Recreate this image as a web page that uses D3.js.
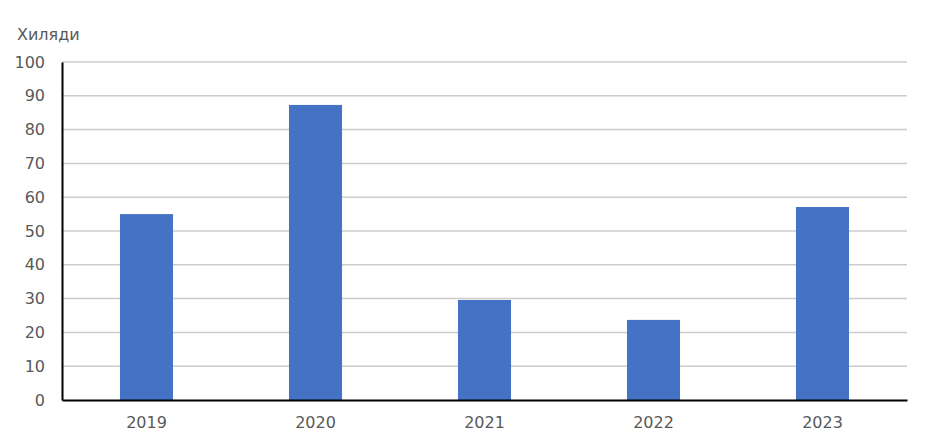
<!DOCTYPE html>
<html>
<head>
<meta charset="utf-8">
<script src="https://cdn.jsdelivr.net/npm/d3@7"></script>
<style>
  body { margin: 0; background: #fff; }
  text { font-family: "DejaVu Sans", Verdana, sans-serif; fill: #595959; }
</style>
</head>
<body>
<div id="chart"></div>
<script>
const years = ['2019', '2020', '2021', '2022', '2023'];
const values = [55.0, 87.3, 29.6, 23.7, 57.1];
const yTicks = [0, 10, 20, 30, 40, 50, 60, 70, 80, 90, 100];
const unitLabel = 'Хиляди';

const width = 930
const height = 445
const plotLeft = 62, plotRight = 907, plotTop = 62, plotBottom = 400

const x = d3.scaleBand().domain(years).range([plotLeft, plotRight])
  .paddingInner(0.686).paddingOuter(0.343);
const y = d3.scaleLinear().domain([0, 100]).range([plotBottom, plotTop]);

const svg = d3.select('#chart').append('svg')
  .attr('width', width)
  .attr('height', height);

// gridlines
svg.append('g')
  .selectAll('line')
  .data(yTicks.filter(d => d > 0))
  .enter().append('line')
  .attr('x1', plotLeft).attr('x2', plotRight)
  .attr('y1', d => y(d)).attr('y2', d => y(d))
  .attr('stroke', '#cccccc')
  .attr('stroke-width', 1.5);

// bars
svg.append('g')
  .selectAll('rect')
  .data(values)
  .enter().append('rect')
  .attr('x', (d, i) => x(years[i]))
  .attr('width', x.bandwidth())
  .attr('y', d => y(d))
  .attr('height', d => plotBottom - y(d))
  .attr('fill', '#4472c4');

// y axis
const yAxis = svg.append('g')
  .attr('transform', `translate(${plotLeft},0)`)
  .call(d3.axisLeft(y).tickValues(yTicks).tickSize(0).tickPadding(17));
yAxis.select('.domain').attr('stroke', '#000').attr('stroke-width', 2);
yAxis.selectAll('text').style('font-size', '16px').attr('fill', '#595959');

// x axis
const xAxis = svg.append('g')
  .attr('transform', `translate(0,${plotBottom})`)
  .call(d3.axisBottom(x).tickSize(0).tickPadding(17));
xAxis.select('.domain').attr('stroke', '#000').attr('stroke-width', 2);
xAxis.selectAll('text').style('font-size', '16px').attr('fill', '#595959');

svg.append('text')
  .attr('x', 17)
  .attr('y', 40)
  .style('font-size', '16px')
  .text(unitLabel);
</script>
</body>
</html>
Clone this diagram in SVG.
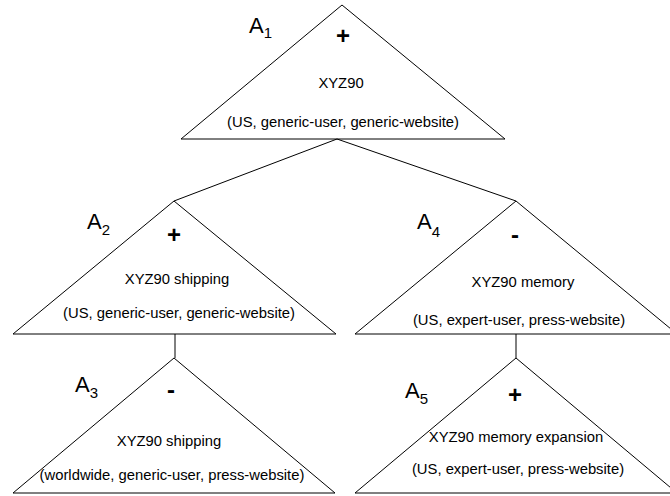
<svg xmlns="http://www.w3.org/2000/svg" width="670" height="496" viewBox="0 0 670 496">
<style>
.tri{fill:none;stroke:#000;stroke-width:1}
.conn{fill:none;stroke:#000;stroke-width:1}
text{font-family:"Liberation Sans",Arial,sans-serif;fill:#000}
.t{font-size:14.8px;text-anchor:middle}
.lab{font-size:22px}
.sub{font-size:15px}
.sign{font-size:24px;font-weight:bold;text-anchor:middle}
</style>
<rect width="670" height="496" fill="#fff"/>
<g id="connectors">
<line class="conn" x1="337" y1="139" x2="174" y2="201"/>
<line class="conn" x1="337" y1="139" x2="516" y2="201"/>
<line class="conn" x1="175" y1="334" x2="175" y2="358"/>
<line class="conn" x1="516" y1="334" x2="516" y2="358"/>
</g>
<g id="A1">
<polygon class="tri" points="342,5 181,139 505,139"/>
<text class="lab" x="249" y="33">A<tspan class="sub" dy="5">1</tspan></text>
<text class="sign" x="343" y="44">+</text>
<text class="t" x="341" y="88">XYZ90</text>
<text class="t" x="343" y="127">(US, generic-user, generic-website)</text>
</g>
<g id="A2">
<polygon class="tri" points="174,201 13,334 336,334"/>
<text class="lab" x="87" y="229">A<tspan class="sub" dy="6">2</tspan></text>
<text class="sign" x="174" y="243">+</text>
<text class="t" x="177" y="284">XYZ90 shipping</text>
<text class="t" x="179" y="318">(US, generic-user, generic-website)</text>
</g>
<g id="A4">
<polygon class="tri" points="516,201 355,334 677,334"/>
<text class="lab" x="417" y="229">A<tspan class="sub" dy="8">4</tspan></text>
<text class="sign" x="515" y="243">-</text>
<text class="t" x="523" y="287">XYZ90 memory</text>
<text class="t" x="519" y="325">(US, expert-user, press-website)</text>
</g>
<g id="A3">
<polygon class="tri" points="174,358 13,493 335,493"/>
<text class="lab" x="75" y="392">A<tspan class="sub" dy="6">3</tspan></text>
<text class="sign" x="171" y="398">-</text>
<text class="t" x="169" y="446">XYZ90 shipping</text>
<text class="t" x="172" y="480">(worldwide, generic-user, press-website)</text>
</g>
<g id="A5">
<polygon class="tri" points="516,358 355,493 677,493"/>
<text class="lab" x="405" y="398">A<tspan class="sub" dy="6">5</tspan></text>
<text class="sign" x="515" y="403">+</text>
<text class="t" x="516" y="442">XYZ90 memory expansion</text>
<text class="t" x="518" y="474">(US, expert-user, press-website)</text>
</g>
</svg>
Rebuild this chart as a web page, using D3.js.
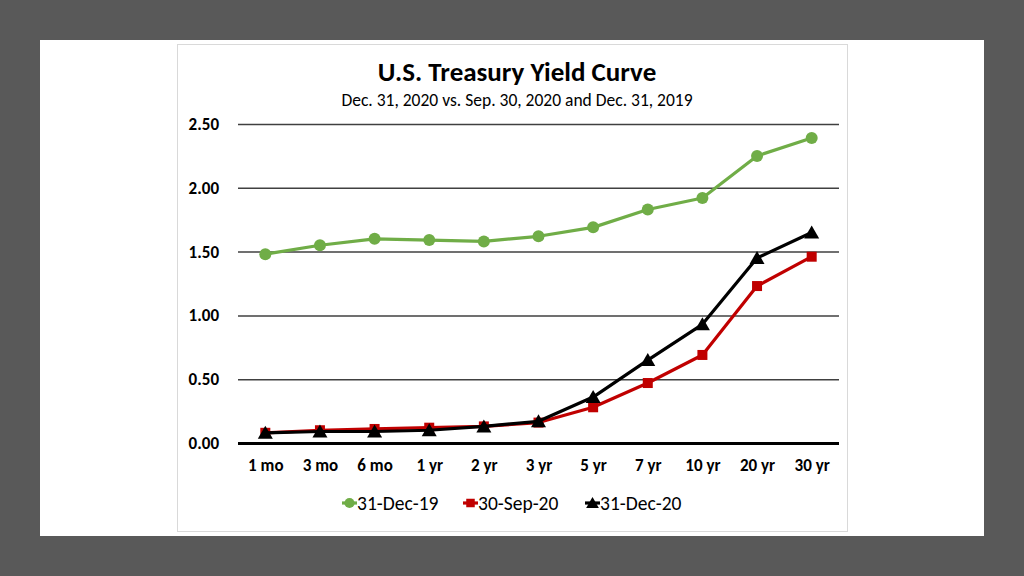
<!DOCTYPE html>
<html><head><meta charset="utf-8">
<script src="https://cdn.jsdelivr.net/npm/d3@7"></script>
<style>body{margin:0;background:#595959;}svg{display:block;}</style>
</head><body>
<svg id="c" width="1024" height="576"></svg>
<script>
const categories = ["1 mo","3 mo","6 mo","1 yr","2 yr","3 yr","5 yr","7 yr","10 yr","20 yr","30 yr"];
const dec19 = [1.48,1.55,1.60,1.59,1.58,1.62,1.69,1.83,1.92,2.25,2.39];
const sep20 = [0.08,0.10,0.11,0.12,0.13,0.16,0.28,0.47,0.69,1.23,1.46];
const dec20 = [0.08,0.09,0.09,0.10,0.13,0.17,0.36,0.65,0.93,1.45,1.65];
const seriesNames = ["31-Dec-19","30-Sep-20","31-Dec-20"];
const yTicks = [0,0.5,1,1.5,2,2.5];

const series = [
  {name: seriesNames[0], values: dec19, color: "#70ad47", marker: "circle"},
  {name: seriesNames[1], values: sep20, color: "#c00000", marker: "square"},
  {name: seriesNames[2], values: dec20, color: "#000000", marker: "triangle"}
];

const svg = d3.select("#c");
const font = "Carlito, Calibri, Lato, 'Open Sans', sans-serif";
svg.append("rect").attr("x",40).attr("y",40).attr("width",944).attr("height",496).attr("fill","#fff");
svg.append("rect").attr("x",177.5).attr("y",44.5).attr("width",670).attr("height",487).attr("fill","#fff").attr("stroke","#d9d9d9");

const x = d3.scalePoint().domain(categories).range([238,839]).padding(0.5);
const y = d3.scaleLinear().domain([0,2.5]).range([443,124]);

svg.append("text").attr("x",517).attr("y",81).attr("text-anchor","middle")
  .attr("font-family",font).attr("font-weight","bold").attr("font-size",27).attr("fill","#000")
  .text("U.S. Treasury Yield Curve");
svg.append("text").attr("x",517).attr("y",106).attr("text-anchor","middle")
  .attr("font-family",font).attr("font-size",17.5).attr("fill","#000")
  .text("Dec. 31, 2020 vs. Sep. 30, 2020 and Dec. 31, 2019");

// gridlines
const gy = svg.append("g").attr("transform","translate(238,0)")
  .call(d3.axisLeft(y).tickValues(yTicks).tickSize(-601).tickFormat(d3.format(".2f")).tickPadding(19));
gy.select(".domain").remove();
gy.selectAll(".tick line").attr("stroke","#404040").attr("stroke-width",1.5);
gy.selectAll(".tick line").filter(d=>d===0).attr("stroke","#000").attr("stroke-width",3);
gy.selectAll(".tick text").attr("font-family",font).attr("font-weight","bold").attr("font-size",17).attr("fill","#000");

const gx = svg.append("g").attr("transform","translate(0,443)")
  .call(d3.axisBottom(x).tickSize(0).tickPadding(16));
gx.select(".domain").remove();
gx.selectAll(".tick text").attr("font-family",font).attr("font-weight","bold").attr("font-size",17).attr("fill","#000");

const line = d3.line().x((d,i)=>x(categories[i])).y(d=>y(d));
function drawMarker(g, type, color, cx, cy, scale){
  scale = scale||1;
  if(type==="circle") g.append("circle").attr("cx",cx).attr("cy",cy).attr("r",6*scale).attr("fill",color);
  else if(type==="square") g.append("rect").attr("x",cx-5*scale).attr("y",cy-5*scale).attr("width",10*scale).attr("height",10*scale).attr("fill",color);
  else g.append("path").attr("d",`M${cx},${cy-7*scale}L${cx+7.5*scale},${cy+6*scale}L${cx-7.5*scale},${cy+6*scale}Z`).attr("fill",color);
}
series.forEach(s=>{
  const g = svg.append("g");
  g.append("path").datum(s.values).attr("d",line).attr("fill","none").attr("stroke",s.color).attr("stroke-width",3.2).attr("stroke-linejoin","round");
  s.values.forEach((v,i)=>drawMarker(g,s.marker,s.color,x(categories[i]),y(v)));
});

// legend
const legX = [342,463,585];
series.forEach((s,i)=>{
  const g = svg.append("g");
  g.append("line").attr("x1",legX[i]).attr("x2",legX[i]+15).attr("y1",503).attr("y2",503).attr("stroke",s.color).attr("stroke-width",3.2);
  drawMarker(g,s.marker,s.color,legX[i]+7.5,503,0.85);
  g.append("text").attr("x",legX[i]+15).attr("y",509.5).attr("font-family",font).attr("font-size",19.5).attr("fill","#000").text(s.name);
});
</script>
</body></html>
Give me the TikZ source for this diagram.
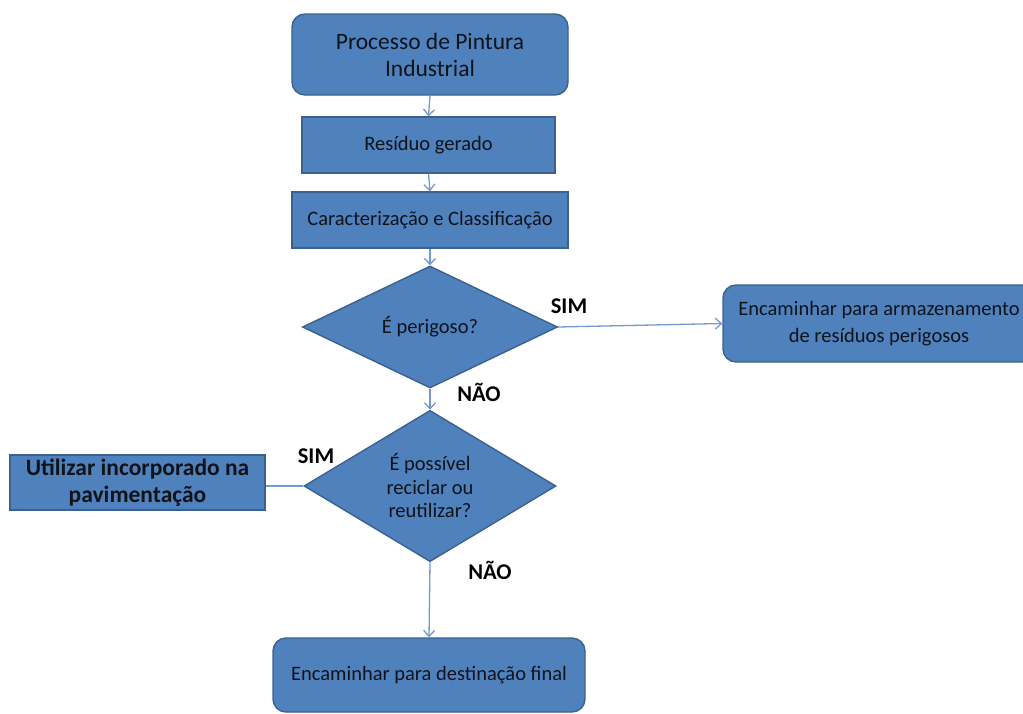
# # #
Hand back the exact lines from the start of the entries to the line with "const plotLeft = 62, plotRight", both ends kept and pictures left out.

Recreate this image as a web page that uses D3.js.
<!DOCTYPE html>
<html>
<head>
<meta charset="utf-8">
<script src="https://cdn.jsdelivr.net/npm/d3@7"></script>
<style>
  body { margin: 0; background: #fff; }
  text { font-family: "DejaVu Sans", Verdana, sans-serif; fill: #595959; }
</style>
</head>
<body>
<div id="chart"></div>
<script>
const years = ['2019', '2020', '2021', '2022', '2023'];
const values = [55.0, 87.3, 29.6, 23.7, 57.1];
const yTicks = [0, 10, 20, 30, 40, 50, 60, 70, 80, 90, 100];
const unitLabel = 'Хиляди';

const width = 930
const height = 445
const plotLeft = 62, plotRight = 907, plotTop = 62, plotBottom = 400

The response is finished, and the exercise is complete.